## Begin

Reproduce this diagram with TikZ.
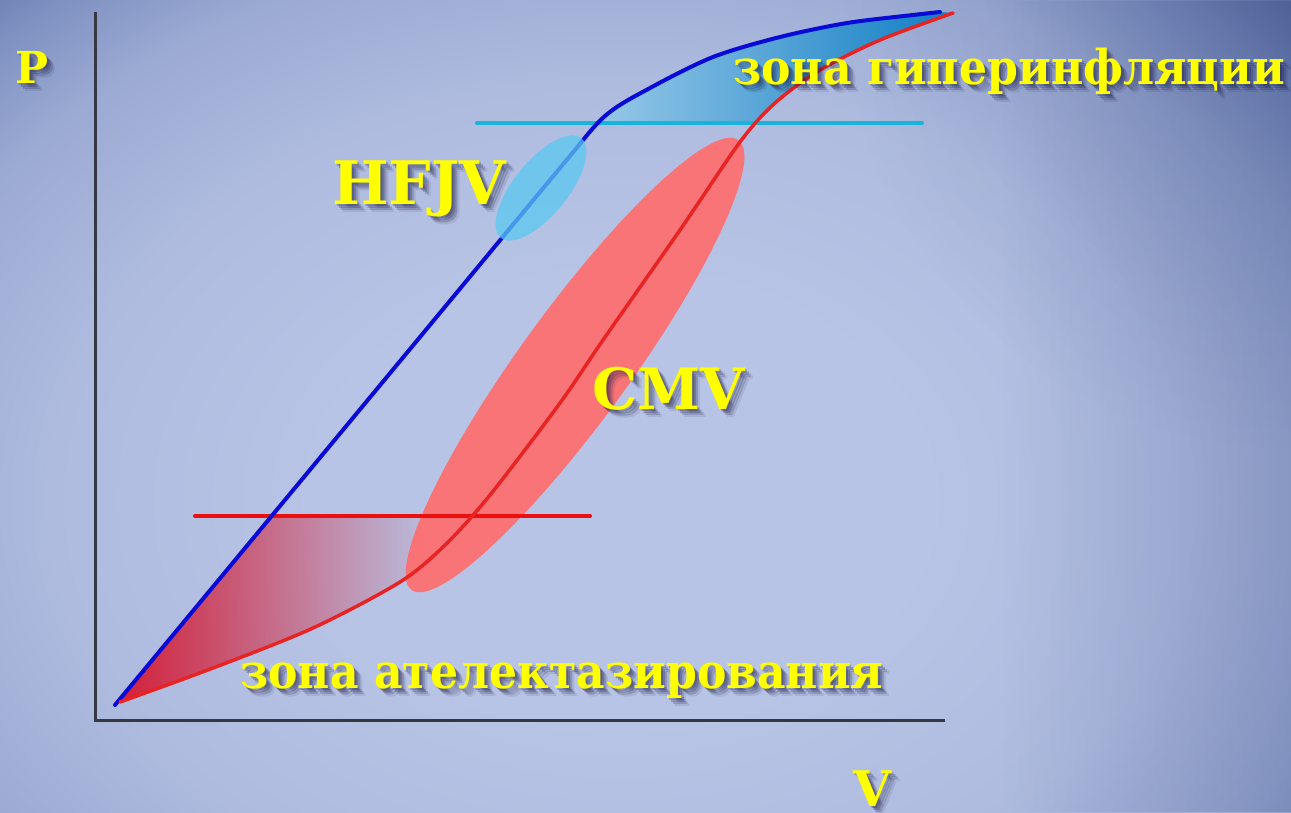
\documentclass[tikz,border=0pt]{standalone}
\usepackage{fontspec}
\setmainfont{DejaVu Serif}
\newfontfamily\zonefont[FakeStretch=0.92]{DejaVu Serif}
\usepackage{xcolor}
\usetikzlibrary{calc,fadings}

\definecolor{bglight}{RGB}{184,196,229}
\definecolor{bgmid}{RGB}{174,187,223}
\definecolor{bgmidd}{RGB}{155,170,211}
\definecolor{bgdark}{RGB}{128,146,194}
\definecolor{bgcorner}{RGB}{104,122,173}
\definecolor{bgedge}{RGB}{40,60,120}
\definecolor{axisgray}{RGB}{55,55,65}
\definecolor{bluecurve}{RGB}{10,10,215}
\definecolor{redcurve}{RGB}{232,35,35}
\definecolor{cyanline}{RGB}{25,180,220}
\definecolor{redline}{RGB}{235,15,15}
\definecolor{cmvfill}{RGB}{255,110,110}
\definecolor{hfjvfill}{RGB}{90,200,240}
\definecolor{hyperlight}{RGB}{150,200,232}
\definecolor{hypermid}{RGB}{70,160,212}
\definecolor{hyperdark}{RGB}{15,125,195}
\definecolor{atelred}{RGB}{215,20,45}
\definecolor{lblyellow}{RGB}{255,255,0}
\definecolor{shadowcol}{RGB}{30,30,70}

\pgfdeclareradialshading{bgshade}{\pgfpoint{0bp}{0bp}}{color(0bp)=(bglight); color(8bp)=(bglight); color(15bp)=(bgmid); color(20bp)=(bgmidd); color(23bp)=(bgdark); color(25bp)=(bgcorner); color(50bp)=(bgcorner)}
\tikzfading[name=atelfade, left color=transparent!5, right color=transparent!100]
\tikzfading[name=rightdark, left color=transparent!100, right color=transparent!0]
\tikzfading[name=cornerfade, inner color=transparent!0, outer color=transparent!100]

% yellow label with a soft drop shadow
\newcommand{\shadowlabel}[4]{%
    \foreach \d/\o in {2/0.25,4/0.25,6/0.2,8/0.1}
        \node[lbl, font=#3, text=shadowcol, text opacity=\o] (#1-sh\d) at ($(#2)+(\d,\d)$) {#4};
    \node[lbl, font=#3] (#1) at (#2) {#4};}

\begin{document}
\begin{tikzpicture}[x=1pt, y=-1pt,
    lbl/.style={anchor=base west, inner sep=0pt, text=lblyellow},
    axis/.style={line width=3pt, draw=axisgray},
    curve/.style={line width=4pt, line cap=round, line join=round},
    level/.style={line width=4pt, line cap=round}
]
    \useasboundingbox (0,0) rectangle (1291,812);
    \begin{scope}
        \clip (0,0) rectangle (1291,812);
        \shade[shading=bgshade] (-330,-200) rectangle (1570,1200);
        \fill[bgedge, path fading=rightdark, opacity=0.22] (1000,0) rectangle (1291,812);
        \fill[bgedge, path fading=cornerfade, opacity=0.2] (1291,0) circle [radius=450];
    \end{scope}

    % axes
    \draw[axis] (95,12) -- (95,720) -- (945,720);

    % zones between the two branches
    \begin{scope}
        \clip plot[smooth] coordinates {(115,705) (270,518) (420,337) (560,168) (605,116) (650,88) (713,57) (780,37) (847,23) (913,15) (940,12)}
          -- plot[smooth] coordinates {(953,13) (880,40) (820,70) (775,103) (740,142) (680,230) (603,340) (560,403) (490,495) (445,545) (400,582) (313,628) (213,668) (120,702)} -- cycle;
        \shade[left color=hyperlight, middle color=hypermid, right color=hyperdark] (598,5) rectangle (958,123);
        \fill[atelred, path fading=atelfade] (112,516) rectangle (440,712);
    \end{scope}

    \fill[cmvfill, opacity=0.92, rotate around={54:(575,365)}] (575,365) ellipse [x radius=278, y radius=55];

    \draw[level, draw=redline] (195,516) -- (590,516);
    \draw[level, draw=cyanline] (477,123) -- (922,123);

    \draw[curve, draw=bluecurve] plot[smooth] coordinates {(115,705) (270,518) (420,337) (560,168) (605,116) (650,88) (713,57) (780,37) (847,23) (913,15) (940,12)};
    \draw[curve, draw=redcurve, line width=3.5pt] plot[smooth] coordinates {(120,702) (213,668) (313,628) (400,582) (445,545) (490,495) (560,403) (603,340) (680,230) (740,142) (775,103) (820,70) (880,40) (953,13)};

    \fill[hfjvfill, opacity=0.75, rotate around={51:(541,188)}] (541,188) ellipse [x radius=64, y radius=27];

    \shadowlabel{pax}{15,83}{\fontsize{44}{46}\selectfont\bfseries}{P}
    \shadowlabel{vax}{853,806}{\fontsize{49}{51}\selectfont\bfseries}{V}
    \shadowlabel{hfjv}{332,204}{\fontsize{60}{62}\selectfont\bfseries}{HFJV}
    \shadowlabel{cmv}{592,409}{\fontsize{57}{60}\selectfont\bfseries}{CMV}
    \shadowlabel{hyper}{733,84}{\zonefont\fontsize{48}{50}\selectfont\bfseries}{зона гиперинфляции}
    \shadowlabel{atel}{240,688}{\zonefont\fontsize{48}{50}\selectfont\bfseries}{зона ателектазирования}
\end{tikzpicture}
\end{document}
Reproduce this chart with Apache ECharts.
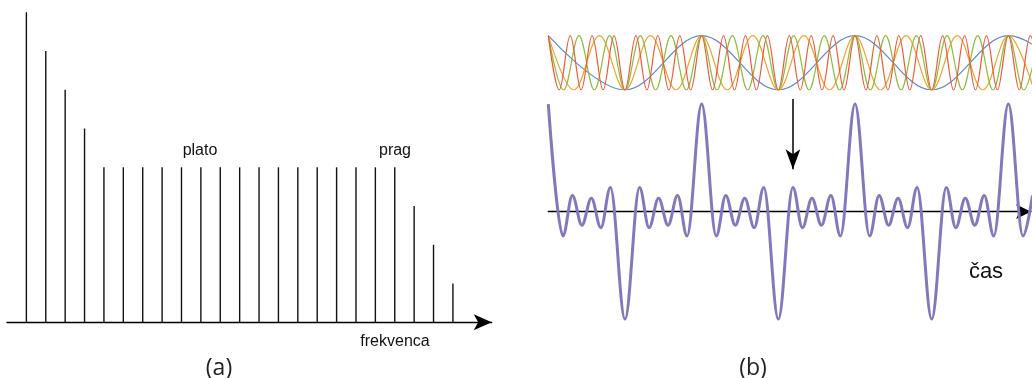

## End

▸ **Aim**
Show all lines from the listing above in which "with" appears.

▸ **Expected answer**
Reproduce this diagram with TikZ.
% yellow label with a soft drop shadow
Reproduce this chart with Apache ECharts.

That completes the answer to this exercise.